Le cas arrivera dès lors qu'une partie de la population, par exemple celle qui détient la maîtrise des moyens de production des robots intelligents, décidera qu'une autre partie de la population est devenue inutile, par exemple parce que les tâches que cette partie de population sont maintenant accomplies par les robots intelligents. Rien n'interdira à la population des propriétaires des moyens de production de robots intelligents de faire croître des robots tueurs susceptibles d'éliminer la population devenue inutile.

Particulièrement, le cas serait intéressant pour la caste des maîtres dès lors que leur morale les protégerait de toute culpabilité dès lors que la décision a été prise selon des critères déterminés et admis et qu'elle est appliquée par des robots tueurs incapables de commettre des erreurs.
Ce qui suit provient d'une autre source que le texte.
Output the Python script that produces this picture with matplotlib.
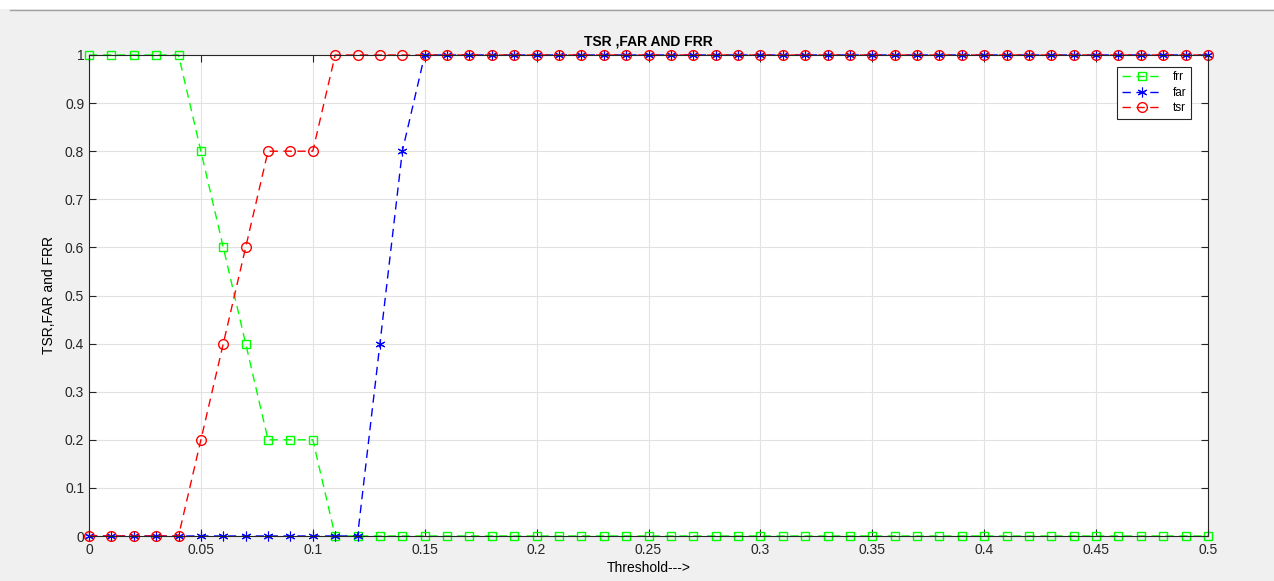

Un certain nombre de logiciels experts existent déjà qui appliquent des sanctions déterminées à des fractions de la population et devant la multiplication des contentieux judiciaires, l'extension de l'utilisation de tels logiciels est actuellement prévue.

Mais, le souci soulevé par Hawking et Musk ne nous paraît pas anodin. Le risque que des robots intelligents puissent se révolter contre toute ou partie de l'humanité ne nous paraît pas aujourd'hui négligeable ni nécessairement obviable.